In "Rocky III," Balboa is trained by Creed to move, to be stealthier, and to be a bit faster, because Clubber Lang (Mr. T) is the more powerful boxer. This is without a doubt the most sound strategy in any case where a fighter gives up pounds and strength to another. But eventually Rocky will abandon Creed's strategy for his own of staying inside the “phone booth” as it is called and trading punches with the superior Lang, something not only Creed but even his own trainer Mickey advised him not to do. To understand the inherent meaning of this, one must understand the history of boxing especially as it pertains to Black fighters who historically have been known for using movement, stealth, defense, and speed to become champions. Despite their dominance in the ring, the persistent perception of these fighters was as dodgers and runner. You then only have to connect this perception to its ultimate conclusion of a lacking in will, desire, and heart, which is not in comparison to any known reality, but in comparison to an ideal forged and created by whites after the fact that they couldn't come up with any other reason or tactic with which to knock or beat most Black fighters. Rocky is the strongest and deepest representation of a long-standing idea that there is a "right way" to play sports, and that the right way is the white way. 

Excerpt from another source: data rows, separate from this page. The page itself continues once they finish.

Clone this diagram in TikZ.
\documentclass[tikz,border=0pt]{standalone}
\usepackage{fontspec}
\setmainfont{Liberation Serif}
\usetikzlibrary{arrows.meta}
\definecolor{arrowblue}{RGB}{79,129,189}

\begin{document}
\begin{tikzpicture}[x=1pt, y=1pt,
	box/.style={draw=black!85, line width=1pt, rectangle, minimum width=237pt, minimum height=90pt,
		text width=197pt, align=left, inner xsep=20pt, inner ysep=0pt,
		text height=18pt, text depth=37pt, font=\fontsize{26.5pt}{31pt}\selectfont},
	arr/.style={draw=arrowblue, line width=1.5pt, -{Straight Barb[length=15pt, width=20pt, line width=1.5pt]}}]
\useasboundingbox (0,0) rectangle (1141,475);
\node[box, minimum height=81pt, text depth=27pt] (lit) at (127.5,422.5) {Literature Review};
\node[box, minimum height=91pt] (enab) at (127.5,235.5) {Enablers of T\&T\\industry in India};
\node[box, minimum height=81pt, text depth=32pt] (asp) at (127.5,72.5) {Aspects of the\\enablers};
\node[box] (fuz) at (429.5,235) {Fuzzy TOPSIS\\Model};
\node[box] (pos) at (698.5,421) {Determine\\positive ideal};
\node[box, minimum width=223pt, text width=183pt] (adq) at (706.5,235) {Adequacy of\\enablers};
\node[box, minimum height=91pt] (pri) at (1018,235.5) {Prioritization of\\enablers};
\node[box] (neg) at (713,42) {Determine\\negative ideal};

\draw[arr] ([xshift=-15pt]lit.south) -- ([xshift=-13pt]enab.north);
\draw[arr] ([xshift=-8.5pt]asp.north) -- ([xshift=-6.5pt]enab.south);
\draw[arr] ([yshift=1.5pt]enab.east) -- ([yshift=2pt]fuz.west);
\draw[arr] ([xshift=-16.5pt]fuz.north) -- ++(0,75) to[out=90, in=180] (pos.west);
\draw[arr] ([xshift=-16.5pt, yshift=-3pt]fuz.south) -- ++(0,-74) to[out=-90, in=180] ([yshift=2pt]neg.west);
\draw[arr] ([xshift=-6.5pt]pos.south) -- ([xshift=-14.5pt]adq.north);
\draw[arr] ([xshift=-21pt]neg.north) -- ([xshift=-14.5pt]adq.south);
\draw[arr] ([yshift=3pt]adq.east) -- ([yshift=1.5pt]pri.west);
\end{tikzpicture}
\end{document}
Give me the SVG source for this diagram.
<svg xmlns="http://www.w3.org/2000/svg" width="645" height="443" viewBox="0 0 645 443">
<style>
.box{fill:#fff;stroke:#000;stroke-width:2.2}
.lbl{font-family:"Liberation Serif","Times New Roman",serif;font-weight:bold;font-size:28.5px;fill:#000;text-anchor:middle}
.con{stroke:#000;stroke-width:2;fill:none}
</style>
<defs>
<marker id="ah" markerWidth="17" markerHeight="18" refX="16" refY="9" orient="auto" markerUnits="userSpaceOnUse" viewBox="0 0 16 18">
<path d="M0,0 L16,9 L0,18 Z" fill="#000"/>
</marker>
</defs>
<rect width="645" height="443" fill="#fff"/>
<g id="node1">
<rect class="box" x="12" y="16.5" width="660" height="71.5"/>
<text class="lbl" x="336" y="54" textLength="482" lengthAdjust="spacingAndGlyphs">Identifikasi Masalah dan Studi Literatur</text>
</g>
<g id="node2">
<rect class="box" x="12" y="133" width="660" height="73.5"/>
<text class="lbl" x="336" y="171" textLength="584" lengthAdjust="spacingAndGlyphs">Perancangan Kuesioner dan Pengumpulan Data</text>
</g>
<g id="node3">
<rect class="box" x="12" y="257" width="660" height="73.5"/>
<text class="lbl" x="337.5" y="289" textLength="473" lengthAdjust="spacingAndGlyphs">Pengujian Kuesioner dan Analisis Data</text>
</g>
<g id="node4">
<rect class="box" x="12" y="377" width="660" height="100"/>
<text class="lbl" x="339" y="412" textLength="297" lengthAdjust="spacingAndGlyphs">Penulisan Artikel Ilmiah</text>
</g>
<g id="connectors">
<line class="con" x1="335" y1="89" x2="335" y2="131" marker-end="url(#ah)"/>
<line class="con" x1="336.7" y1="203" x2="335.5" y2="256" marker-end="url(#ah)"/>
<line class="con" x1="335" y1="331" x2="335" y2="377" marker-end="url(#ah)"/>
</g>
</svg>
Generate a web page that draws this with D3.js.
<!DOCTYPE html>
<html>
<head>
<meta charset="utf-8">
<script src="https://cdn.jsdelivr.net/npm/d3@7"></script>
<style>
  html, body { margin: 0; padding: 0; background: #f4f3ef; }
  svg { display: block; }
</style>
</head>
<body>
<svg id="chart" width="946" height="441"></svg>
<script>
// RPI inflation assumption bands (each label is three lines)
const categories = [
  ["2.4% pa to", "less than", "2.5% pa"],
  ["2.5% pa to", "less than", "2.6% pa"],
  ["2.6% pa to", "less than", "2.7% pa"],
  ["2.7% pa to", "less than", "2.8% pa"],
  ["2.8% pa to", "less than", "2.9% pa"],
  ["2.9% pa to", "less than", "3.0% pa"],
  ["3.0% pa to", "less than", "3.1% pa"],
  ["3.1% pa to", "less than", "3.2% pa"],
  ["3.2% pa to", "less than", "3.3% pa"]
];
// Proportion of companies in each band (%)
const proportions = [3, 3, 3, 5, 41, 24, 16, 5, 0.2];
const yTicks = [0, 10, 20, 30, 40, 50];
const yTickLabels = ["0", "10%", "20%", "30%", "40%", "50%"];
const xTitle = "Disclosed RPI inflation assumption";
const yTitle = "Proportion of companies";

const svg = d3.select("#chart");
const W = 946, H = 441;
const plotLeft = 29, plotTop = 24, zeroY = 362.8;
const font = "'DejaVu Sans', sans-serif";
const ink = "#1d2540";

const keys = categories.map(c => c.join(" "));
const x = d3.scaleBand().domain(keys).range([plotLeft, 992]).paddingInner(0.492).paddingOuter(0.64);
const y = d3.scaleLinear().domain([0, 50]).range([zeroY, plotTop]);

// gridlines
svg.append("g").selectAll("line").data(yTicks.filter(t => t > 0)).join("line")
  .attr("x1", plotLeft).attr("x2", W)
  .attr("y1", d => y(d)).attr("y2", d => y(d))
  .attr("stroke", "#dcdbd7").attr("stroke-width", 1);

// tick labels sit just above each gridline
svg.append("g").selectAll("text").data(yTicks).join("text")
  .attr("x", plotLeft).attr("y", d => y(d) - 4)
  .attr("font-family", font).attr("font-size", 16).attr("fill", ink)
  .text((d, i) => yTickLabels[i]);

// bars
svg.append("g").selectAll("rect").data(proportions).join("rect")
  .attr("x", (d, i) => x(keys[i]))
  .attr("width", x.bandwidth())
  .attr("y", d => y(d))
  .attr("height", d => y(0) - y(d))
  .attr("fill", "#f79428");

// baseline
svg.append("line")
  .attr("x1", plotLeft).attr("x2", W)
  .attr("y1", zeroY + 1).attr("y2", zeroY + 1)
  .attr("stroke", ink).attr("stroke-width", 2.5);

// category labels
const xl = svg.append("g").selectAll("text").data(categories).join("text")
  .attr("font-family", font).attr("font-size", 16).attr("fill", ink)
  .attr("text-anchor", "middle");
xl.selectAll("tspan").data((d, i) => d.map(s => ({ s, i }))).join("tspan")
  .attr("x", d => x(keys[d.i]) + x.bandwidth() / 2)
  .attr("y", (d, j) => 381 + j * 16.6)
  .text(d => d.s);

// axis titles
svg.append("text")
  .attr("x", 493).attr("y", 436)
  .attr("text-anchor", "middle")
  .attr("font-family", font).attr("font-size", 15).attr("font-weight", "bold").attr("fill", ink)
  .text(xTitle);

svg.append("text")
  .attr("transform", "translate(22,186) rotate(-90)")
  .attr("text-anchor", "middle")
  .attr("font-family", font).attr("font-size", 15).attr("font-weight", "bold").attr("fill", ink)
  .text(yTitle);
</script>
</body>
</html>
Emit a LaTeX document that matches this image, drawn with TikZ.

Creed is portrayed in the series as a preening and showboating court jester whose skill seems to decrease with every film even as Rocky gets older, richer, sometimes showier, and still wallops the competition. It should also be understood that historically, boxing has always engaged in superficial racial politics, so that even many of the most educated fighting pundits and enthusiasts end up voting along color lines. Many of the greatest fights ever have at the very least implicitly advocated for the fight to be drawn along these lines. Rocky Balboa is not based upon his namesake Rocky Marciano, a well-known and skilled fighter. He's not even based upon Jake LaMotta. For it is not enough for a white man to beat us from a position of equality or even near equality. He has to beat us from a position of mediocrity and ineptitude. The struggle or the paradox for the intelligent Black viewer, from a standpoint of knowledge of our own existence, is to engage in a cognitive dissonance where the signifiers and iconography of the underdog is accepted for a time being, putting aside our own recognition of a truth. It is almost only a white person who could watch another white person defeat a Black person in the ring and believe that they were the underdog. The main reason we hoop, hope, and holler over the victories of a Jack Johnson, Joe Louis, or Muhammad Ali over white men, is because we know in reality it is only there that we are allowed such complete and unchallenged victories (and sometimes just barely). It amplifies Apollo Creed's loss in the ring and his loss of life that it is in a place where reality has shown us is one of the few places we can win.